[Your instructions]
Tally up the lines where the string "matplotlib" appears; reply with the number only.

* start *

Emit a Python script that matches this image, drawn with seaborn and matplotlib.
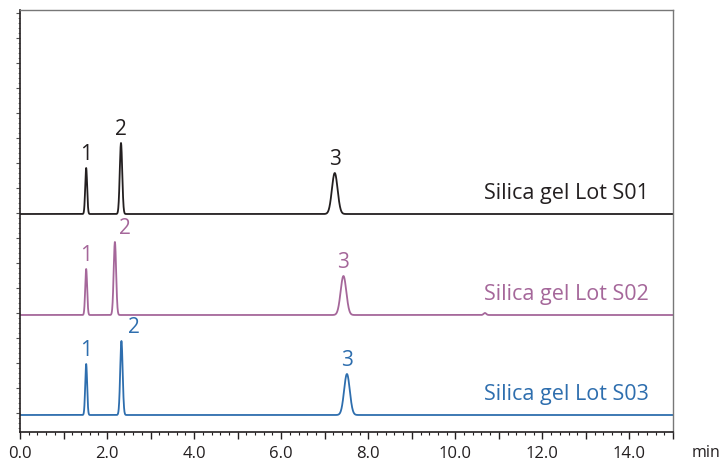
import numpy as np
import pandas as pd
import matplotlib.pyplot as plt
import seaborn as sns
from matplotlib.ticker import MultipleLocator, FuncFormatter

# peak tables per lot: retention time (min), height, width (sigma, min)
lots = ['Silica gel Lot S01', 'Silica gel Lot S02', 'Silica gel Lot S03']
colors = ['#231f20', '#a5679a', '#2e6eae']
baselines = [199, 98, -2]
rt = [[1.52, 2.32, 7.23],
      [1.52, 2.18, 7.43],
      [1.52, 2.33, 7.51]]
heights = [[46, 71, 41],
           [46, 73, 39],
           [51, 74, 41]]
sigmas = [[0.022, 0.028, 0.065],
          [0.022, 0.028, 0.065],
          [0.022, 0.028, 0.065]]
# small extra bump in lot S02
extra = [None, (10.68, 2.0, 0.03), None]
peak_names = ['1', '2', '3']
label_dx = [[0.0, 0.0, 0.0],
            [0.0, 0.22, 0.0],
            [0.0, 0.28, 0.0]]

t = np.linspace(0, 15, 6001)
frames = []
for i, lot in enumerate(lots):
    y = np.full_like(t, baselines[i], dtype=float)
    for r, h, s in zip(rt[i], heights[i], sigmas[i]):
        y += h * np.exp(-0.5 * ((t - r) / s) ** 2)
    if extra[i] is not None:
        r, h, s = extra[i]
        y += h * np.exp(-0.5 * ((t - r) / s) ** 2)
    frames.append(pd.DataFrame({'time': t, 'signal': y, 'lot': lot}))
df = pd.concat(frames)

sns.set_style('white')
plt.rcParams['font.family'] = ['Open Sans', 'DejaVu Sans']

fig = plt.figure(figsize=(7.21, 4.61), dpi=100)
ax = fig.add_axes([20 / 721, 1 - 432 / 461, 653 / 721, 422 / 461])

sns.lineplot(data=df, x='time', y='signal', hue='lot', palette=colors,
             linewidth=1.3, legend=False, ax=ax, estimator=None)

for i, lot in enumerate(lots):
    for j, name in enumerate(peak_names):
        ax.text(rt[i][j] + label_dx[i][j], baselines[i] + heights[i][j] + 3,
                name, color=colors[i], fontsize=15, ha='center', va='bottom')
    ax.text(14.45, baselines[i] + 10, lot, color=colors[i], fontsize=15.5,
            ha='right', va='bottom')

ax.set_xlim(0, 15)
ax.set_ylim(-19, 403)
ax.set_xlabel('')
ax.set_ylabel('')

ax.xaxis.set_major_locator(MultipleLocator(1))
ax.xaxis.set_minor_locator(MultipleLocator(0.2))
ax.xaxis.set_major_formatter(FuncFormatter(
    lambda v, p: f'{v:.1f}' if round(v) % 2 == 0 else ''))
ax.yaxis.set_major_locator(MultipleLocator(25))
ax.yaxis.set_minor_locator(MultipleLocator(5))
ax.yaxis.set_major_formatter(FuncFormatter(lambda v, p: ''))

ax.tick_params(axis='x', which='major', direction='out', length=5, width=1,
               color='#231f20', labelsize=12, labelcolor='#231f20', pad=5,
               bottom=True)
ax.tick_params(axis='x', which='minor', direction='out', length=2, width=0.8,
               color='#231f20', bottom=True)
ax.tick_params(axis='y', which='major', direction='out', length=3, width=0.8,
               color='#555555', left=True)
ax.tick_params(axis='y', which='minor', direction='out', length=1.5, width=0.6,
               color='#777777', left=True)

for side in ['left', 'bottom']:
    ax.spines[side].set_color('#231f20')
    ax.spines[side].set_linewidth(1.2)
for side in ['top', 'right']:
    ax.spines[side].set_color('#777777')
    ax.spines[side].set_linewidth(1.0)

ax.text(1.028, -0.05, 'min', transform=ax.transAxes, fontsize=11.5,
        color='#231f20', ha='left', va='center')

fig.savefig('out.png', dpi=100)
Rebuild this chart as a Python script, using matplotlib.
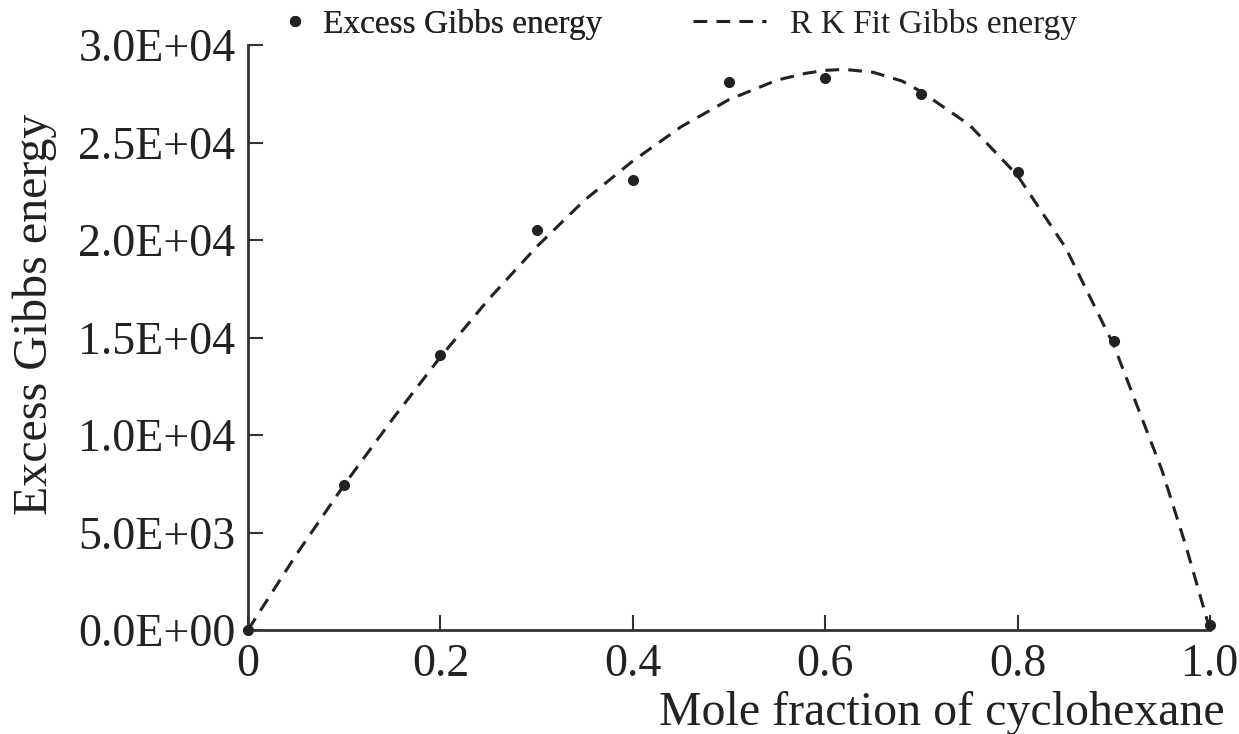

* end *

[Result for this task]
4